Texas Replaces NYC As The New Hotspot
07/11/2020
A 30-year old man who attended a COVID party in San Antonio has died from the disease. Before he died, he told doctors that he thought the virus was a hoax and intended to prove it with the party. He reportedly concluded, “I made a mistake.” Bexar County, where San Antonio is has about 19-20,000 confirmed COVID cases and is seeing about 1000 new cases a day. Most cases are in people aged 20-39.
Elsewhere, in Harris County Texas, Houston hospitals are full and ICUs are overwhelmed requiring COVID patients to wait in ERs for a bed. Because of this, Houston hospitals are also increasingly diverting ambulances to other regional hospitals, which also affects non-COVID patients, such as those with cardiovascular emergencies. There has been a spike in at-home deaths from cardiac arrest in the county, which could be directly from COVID disease or from delayed medical attention to non-COVID patients.
During an eight-day period in late June and early July, Houston’s 12 busiest emergency departments hit a maximum capacity three times, in contrast to zero times in the same period a year earlier. And when a hospital does have beds available, they sometimes do not have the staff to manage those patients, due to COVID-related absences.
On June 24, several hospital executives affiliated with the Texas Medical Center — a sprawling medical campus that’s home to most of Houston’s major hospital systems — issued a warning that COVID-19 hospitalizations were growing at an “alarming rate” and could soon put an unsustainable strain on hospital resources.

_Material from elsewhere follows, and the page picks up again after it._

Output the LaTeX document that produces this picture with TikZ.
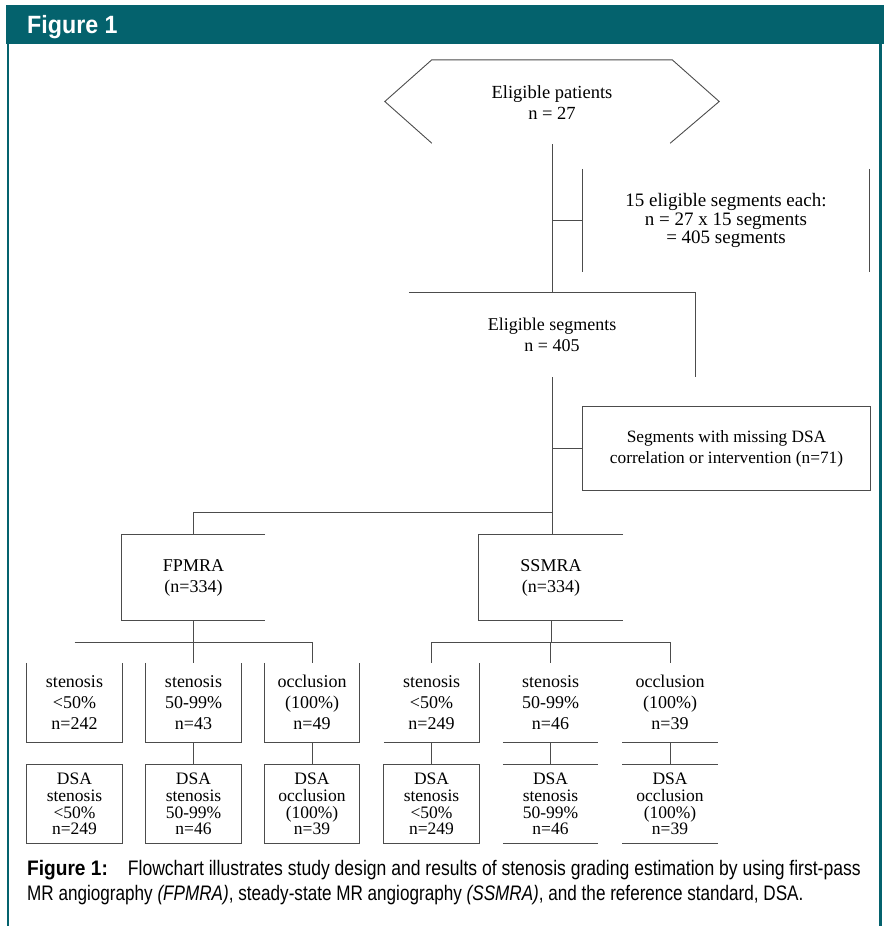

They were right.
The mortality rate from COVID is decreasing, but the number of people getting very ill is increasing. That is likely because the virus is running rampant in younger people who flaunt social isolation. What they don’t realize is that many infected young people will have long lasting health problems as previously reported in these pages.
It is noteworthy that Texas was one of the first states to open back up.